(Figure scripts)
================================

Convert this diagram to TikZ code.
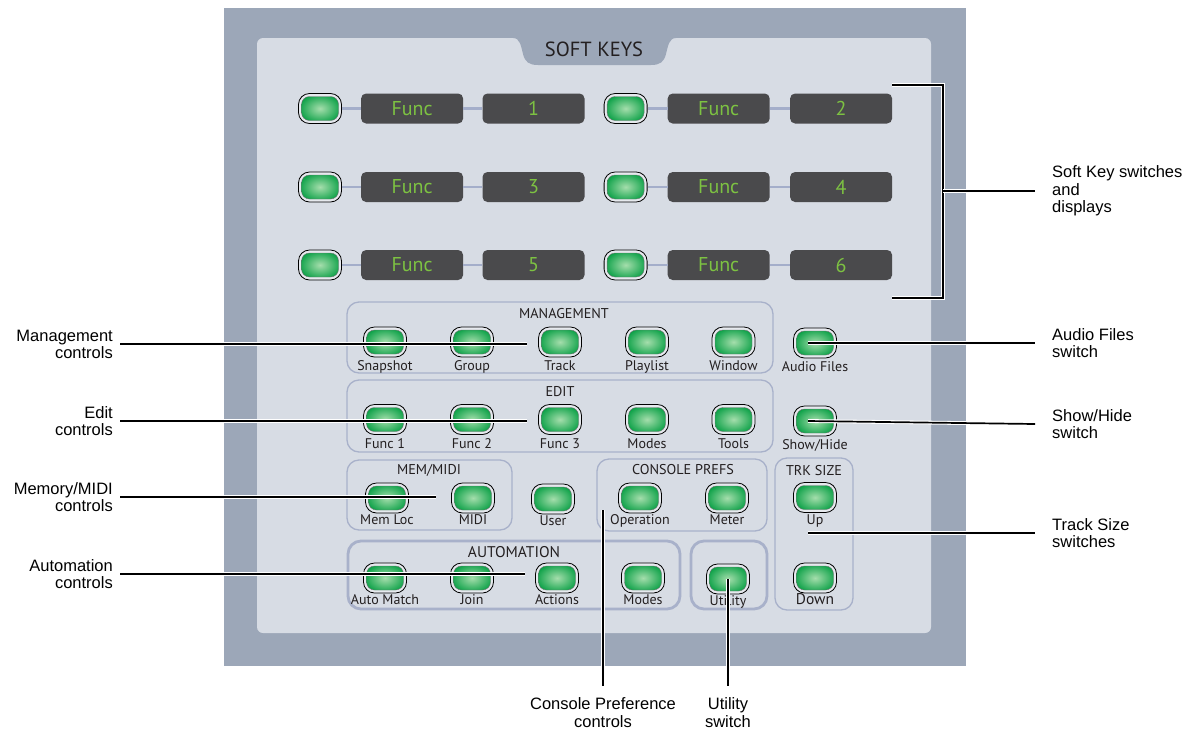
\documentclass[tikz,border=0pt]{standalone}
\usepackage{fontspec}
\usetikzlibrary{positioning, calc}
\newfontfamily\panelfont{PT Sans}
\newfontfamily\notefont{Liberation Sans}
\definecolor{framegray}{RGB}{156,167,184}
\definecolor{panelgray}{RGB}{215,220,228}
\definecolor{dispgray}{RGB}{74,74,76}
\definecolor{funcgreen}{RGB}{125,194,66}
\definecolor{linkblue}{RGB}{164,174,202}
\definecolor{grpline}{RGB}{168,177,202}
\definecolor{ringfill}{RGB}{230,233,238}
\definecolor{btnlight}{RGB}{165,222,172}
\definecolor{btndark}{RGB}{10,160,70}
\definecolor{labeltxt}{RGB}{35,31,32}

\begin{document}
\begin{tikzpicture}[x=1pt, y=-1pt,
      btn/.style={draw=black, line width=0.8pt, fill=ringfill, rounded corners=11pt,
                  minimum width=43pt, minimum height=30pt, inner sep=0pt,
                  path picture={\shadedraw[inner color=btnlight, outer color=btndark, draw=black!55,
                    line width=0.4pt, rounded corners=8pt]
                    ([shift={(3pt,3pt)}]path picture bounding box.south west) rectangle
                    ([shift={(-3pt,-3pt)}]path picture bounding box.north east);}},
      disp/.style={rectangle, fill=dispgray, rounded corners=5pt, minimum width=102pt,
                  minimum height=30pt, inner sep=0pt, text=funcgreen,
                  font=\panelfont\fontsize{20}{20}\selectfont},
      lbl/.style={font=\panelfont\fontsize{14}{14}\selectfont, text=labeltxt, anchor=base,
                  inner sep=0pt, yshift=-13.5pt},
      lowlbl/.style={lbl, yshift=2pt},
      grptitle/.style={font=\panelfont\fontsize{14.2}{14}\selectfont, text=labeltxt, inner sep=0pt},
      grp/.style={draw=grpline, line width=1.3pt, rounded corners=12pt},
      grpthick/.style={draw=grpline, line width=2.8pt, rounded corners=13pt},
      link/.style={draw=linkblue, line width=2.6pt},
      notel/.style={font=\notefont\fontsize{16.5}{17}\selectfont, align=right, anchor=east,
                  inner xsep=7pt, inner ysep=0pt},
      noter/.style={font=\notefont\fontsize{16.5}{17.5}\selectfont, align=left, anchor=west,
                  inner xsep=17pt, inner ysep=0pt},
      noteb/.style={font=\notefont\fontsize{16.5}{17.5}\selectfont, align=center, anchor=north,
                  inner sep=0pt},
      lead/.style={draw=black, line width=1.7pt, preaction={draw=white, line width=3.8pt}}]
    \useasboundingbox (0,0) rectangle (1192,729);
    \fill[white] (0,0) rectangle (1192,729);
    % console frame and soft keys tab
    \fill[framegray] (224,8) rectangle (966,666);
    \fill[panelgray, rounded corners=6pt] (257,38) rectangle (931,633);
    \fill[framegray] (513,38) .. controls (520,38) and (521,46) .. (523,54)
      .. controls (525,62) and (529,65) .. (538,65) -- (651,65)
      .. controls (660,65) and (664,62) .. (666,54)
      .. controls (668,46) and (669,38) .. (676,38) -- cycle;
    \node[grptitle, font=\panelfont\fontsize{20.5}{20}\selectfont] (sktitle) at (594,49.5) {SOFT KEYS};

    % soft key rows
    \node[btn] (swa) at (320,108.5) {};
    \node[disp, right=19pt of swa] (fna) {Func};
    \node[disp, right=19pt of fna] (nma) {1};
    \node[btn, right=19pt of nma] (swb) {};
    \node[disp, right=20pt of swb] (fnb) {Func};
    \node[disp, right=20pt of fnb] (nmb) {2};
    \node[btn] (swc) at (320,187) {};
    \node[disp, right=19pt of swc] (fnc) {Func};
    \node[disp, right=19pt of fnc] (nmc) {3};
    \node[btn, right=19pt of nmc] (swd) {};
    \node[disp, right=20pt of swd] (fnd) {Func};
    \node[disp, right=20pt of fnd] (nmd) {4};
    \node[btn] (swe) at (320,265) {};
    \node[disp, right=19pt of swe] (fne) {Func};
    \node[disp, right=19pt of fne] (nme) {5};
    \node[btn, right=19pt of nme] (swf) {};
    \node[disp, right=20pt of swf] (fnf) {Func};
    \node[disp, right=20pt of fnf] (nmf) {6};
    \draw[link] (swa) -- (fna);  \draw[link] (fna) -- (nma);
    \draw[link] (swb) -- (fnb);  \draw[link] (fnb) -- (nmb);
    \draw[link] (swc) -- (fnc);  \draw[link] (fnc) -- (nmc);
    \draw[link] (swd) -- (fnd);  \draw[link] (fnd) -- (nmd);
    \draw[link] (swe) -- (fne);  \draw[link] (fne) -- (nme);
    \draw[link] (swf) -- (fnf);  \draw[link] (fnf) -- (nmf);

    % groups
    \draw[grp] (347,302) rectangle (773,373);
    \draw[grp] (347,380) rectangle (773,452);
    \draw[grp] (347,460) rectangle (512,530);
    \draw[grp] (597,459) rectangle (767,531);
    \draw[grp] (775,458) rectangle (853,610);
    \draw[grpthick] (348,541) rectangle (680,609);
    \draw[grpthick] (691,541) rectangle (767,609);
    \node[grptitle] (mgmttitle) at (564,313.5) {MANAGEMENT};
    \node[grptitle] (edittitle) at (560,392) {EDIT};
    \node[grptitle] (memtitle) at (429,470) {MEM/MIDI};
    \node[grptitle] (cptitle) at (683,470) {CONSOLE PREFS};
    \node[grptitle] (trktitle) at (814,471) {TRK SIZE};
    \node[grptitle, font=\panelfont\fontsize{15.5}{15}\selectfont] (autotitle) at (514,552) {AUTOMATION};

    % switches
    \node[btn, label={[lbl]below:Snapshot}] (snap) at (385,342) {};
    \node[btn, label={[lbl]below:Group}] (group) at (472,342) {};
    \node[btn, label={[lbl]below:Track}] (track) at (560,342) {};
    \node[btn, label={[lbl]below:Playlist}] (playlist) at (647,342) {};
    \node[btn, label={[lbl]below:Window}] (window) at (733.5,342) {};
    \node[btn, label={[lbl]below:Audio Files}] (audio) at (815,343) {};
    \node[btn, label={[lbl]below:Func 1}] (funca) at (385,419.5) {};
    \node[btn, label={[lbl]below:Func 2}] (funcb) at (472,419.5) {};
    \node[btn, label={[lbl]below:Func 3}] (funcc) at (560,419.5) {};
    \node[btn, label={[lbl]below:Modes}] (emodes) at (647,419.5) {};
    \node[btn, label={[lbl]below:Tools}] (tools) at (733.5,419.5) {};
    \node[btn, label={[lbl]below:Show/Hide}] (showhide) at (815,421) {};
    \node[btn, label={[lowlbl]below:Mem Loc}] (memloc) at (387,498) {};
    \node[btn, label={[lowlbl]below:MIDI}] (midi) at (473,498) {};
    \node[btn, label={[lowlbl]below:User}] (user) at (553,499) {};
    \node[btn, label={[lowlbl]below:Operation}] (operation) at (640,498) {};
    \node[btn, label={[lowlbl]below:Meter}] (meter) at (727,498) {};
    \node[btn, label={[lowlbl]below:Up}] (trkup) at (815,497.5) {};
    \node[btn, label={[lowlbl]below:Auto Match}] (automatch) at (385,578) {};
    \node[btn, label={[lowlbl]below:Join}] (join) at (472,578) {};
    \node[btn, label={[lowlbl]below:Actions}] (actions) at (557,578) {};
    \node[btn, label={[lowlbl]below:Modes}] (amodes) at (643,578) {};
    \node[btn, label={[lowlbl]below:Utility}] (utility) at (728,579) {};
    \node[btn, label={[lowlbl, font=\panelfont\fontsize{15.5}{15}\selectfont]below:Down}] (trkdown) at (815,578) {};

    % callouts
    \node[notel] (mgmtnote) at (120,344) {Management\\controls};
    \node[notel] (editnote) at (120,421) {Edit\\controls};
    \node[notel] (memnote) at (120,497) {Memory/MIDI\\controls};
    \node[notel] (autonote) at (120,574) {Automation\\controls};
    \node[noter] (sknote) at (1035,191) {Soft Key switches\\and\\displays};
    \node[noter] (audionote) at (1035,343) {Audio Files\\switch};
    \node[noter] (shnote) at (1035,424) {Show/Hide\\switch};
    \node[noter] (trknote) at (1035,533) {Track Size\\switches};
    \node[noteb] (cpnote) at (603,697.5) {Console Preference\\controls};
    \node[noteb] (utilnote) at (728,697.5) {Utility\\switch};
    \coordinate (brtop) at (892,85);
    \coordinate (brbot) at (892,298);
    \coordinate (brmid) at (943,191);
    \coordinate (cppt) at (603,510);
    \coordinate (trkpt) at (808,533);

    \draw[lead, shorten >=11pt] (mgmtnote.east) -- (mgmtnote.east -| track.west);
    \draw[lead, shorten >=11pt] (editnote.east) -- (editnote.east -| funcc.west);
    \draw[lead, shorten >=15pt] (memnote.east) -- (memnote.east -| midi.west);
    \draw[lead, shorten >=10pt] (autonote.east) -- (autonote.east -| actions.west);
    \draw[lead] (brtop) -| (brmid) |- (brbot);
    \draw[lead] (brmid) -- (sknote.west);
    \draw[lead] ([xshift=-7pt]audio.center) -- (audionote.west);
    \draw[lead] ([xshift=-7pt]showhide.center) -- (shnote.west);
    \draw[lead] (trkpt) -- (trknote.west);
    \draw[lead, shorten >=12pt] (cppt) -- (cpnote.north);
    \draw[lead, shorten >=12pt] (utility.center) -- (utilnote.north);
  \end{tikzpicture}
\end{document}
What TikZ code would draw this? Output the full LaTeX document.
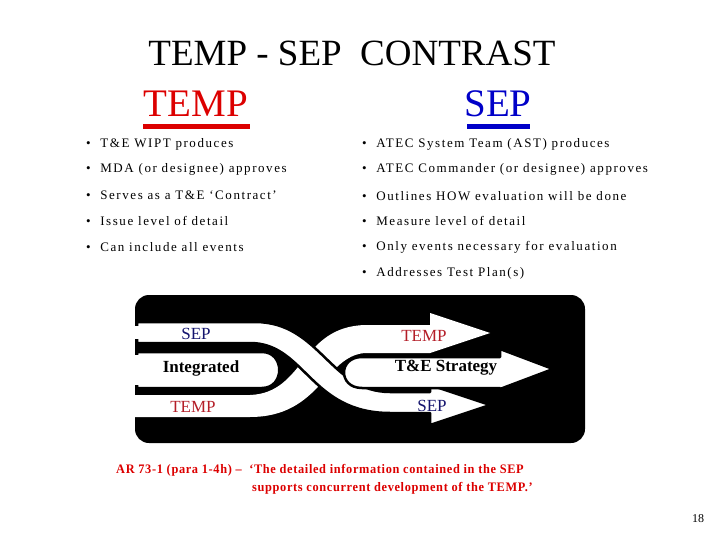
\documentclass[tikz,border=0pt]{standalone}
\usepackage{fontspec}
\setmainfont{Liberation Serif}
\newfontfamily\bulfont[LetterSpace=12]{Liberation Serif}
\newfontfamily\notefont[LetterSpace=5,FakeStretch=0.95]{Liberation Serif}
\definecolor{tred}{RGB}{220,0,0}
\definecolor{tblue}{RGB}{0,0,200}
\definecolor{dred}{RGB}{180,30,40}
\definecolor{dblue}{RGB}{20,20,110}
\begin{document}
\begin{tikzpicture}[x=1pt,y=-1pt,
  bul/.style={anchor=west,font=\bulfont\fontsize{13}{15}\selectfont,inner sep=0},
  band/.style={fill=white,draw=black,line width=2.5pt,line join=round},
  lab/.style={font=\fontsize{17}{19}\selectfont}]
\useasboundingbox (0,0) rectangle (720,540);
\node (title) at (352,53) {\fontsize{37}{40}\selectfont TEMP - SEP\ \ CONTRAST};
\node (ht) at (196,104) {\fontsize{39}{42}\selectfont\color{tred}TEMP};
\node (hs) at (498,104) {\fontsize{39}{42}\selectfont\color{tblue}SEP};
\fill[tred] (143,124) rectangle (250,129);
\fill[tblue] (467,124) rectangle (530,129);
\foreach \t [count=\i] in {T\&E WIPT produces,MDA (or designee) approves,Serves as a T\&E ‘Contract’,Issue level of detail,Can include all events}{
  \node[bul] (l\i) at (86,{144+25.8*(\i-1)}) {\textbullet\ \ \t};}
\foreach \t [count=\i] in {ATEC System Team (AST) produces,ATEC Commander (or designee) approves,Outlines HOW evaluation will be done,Measure level of detail,Only events necessary for evaluation,Addresses Test Plan(s)}{
  \node[bul] (r\i) at (362,{144+25.8*(\i-1)}) {\textbullet\ \ \t};}
% graphic
\fill[black,rounded corners=14pt] (135,295) rectangle (585,443);
\fill[white] (135,395) -- (250,395) .. controls (305,393) and (300,327) .. (365,325) -- (430,325) -- (430,313) -- (490,333) -- (430,353) -- (365,353) .. controls (325,356) and (320,417) .. (250,417) -- (135,417) -- cycle;
\path[band] (137,322) -- (255,322) .. controls (320,322) and (330,392) .. (390,392) -- (430,392) -- (430,385) -- (490,405) -- (430,425) -- (430,413) -- (390,413) .. controls (310,413) and (305,343) .. (250,343) -- (137,343) -- cycle;
\fill[white] (133,326) rectangle (140,339);
\path[band] (137,352) -- (262,352) .. controls (285,352) and (285,388) .. (262,388) -- (137,388) -- cycle;
\fill[white] (133,355) rectangle (140,385);
\path[band] (500,357) -- (500,349) -- (553,369) -- (500,389) -- (500,388) -- (362,388) .. controls (338,388) and (338,357) .. (362,357) -- cycle;
\node[lab,text=dblue] (s1) at (196,334) {SEP};
\node[lab,font=\fontsize{17}{19}\selectfont\bfseries] (i1) at (201,368) {Integrated};
\node[lab,text=dred] (t1) at (193,407) {TEMP};
\node[lab,text=dred] (t2) at (424,336) {TEMP};
\node[lab,font=\fontsize{17}{19}\selectfont\bfseries] (st) at (446,368) {T\&E Strategy};
\node[lab,text=dblue] (s2) at (432,406) {SEP};
\node[anchor=west,font=\notefont\fontsize{13}{15}\selectfont\bfseries,text=tred,inner sep=0] (n1) at (116,470) {AR 73-1 (para 1-4h) –\ \ ‘The detailed information contained in the SEP};
\node[anchor=west,font=\notefont\fontsize{13}{15}\selectfont\bfseries,text=tred,inner sep=0] (n2) at (252,488) {supports concurrent development of the TEMP.’};
\node (pg) at (698,519) {\fontsize{12}{14}\selectfont 18};
\end{tikzpicture}
\end{document}
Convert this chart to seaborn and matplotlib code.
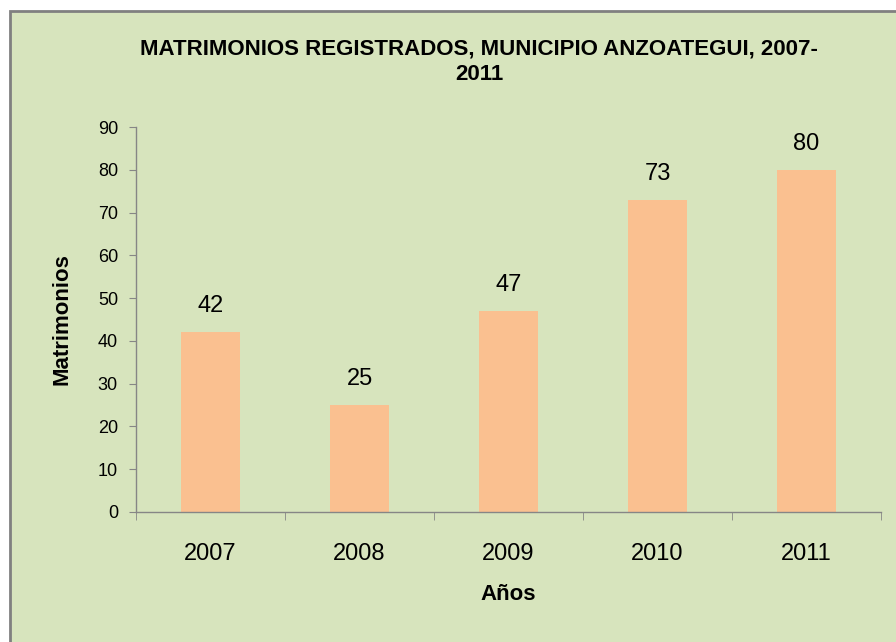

================================

Collect, from the material above, every line containing the word "code".

Convert this diagram to TikZ code.
What TikZ code would draw this? Output the full LaTeX document.
Convert this chart to seaborn and matplotlib code.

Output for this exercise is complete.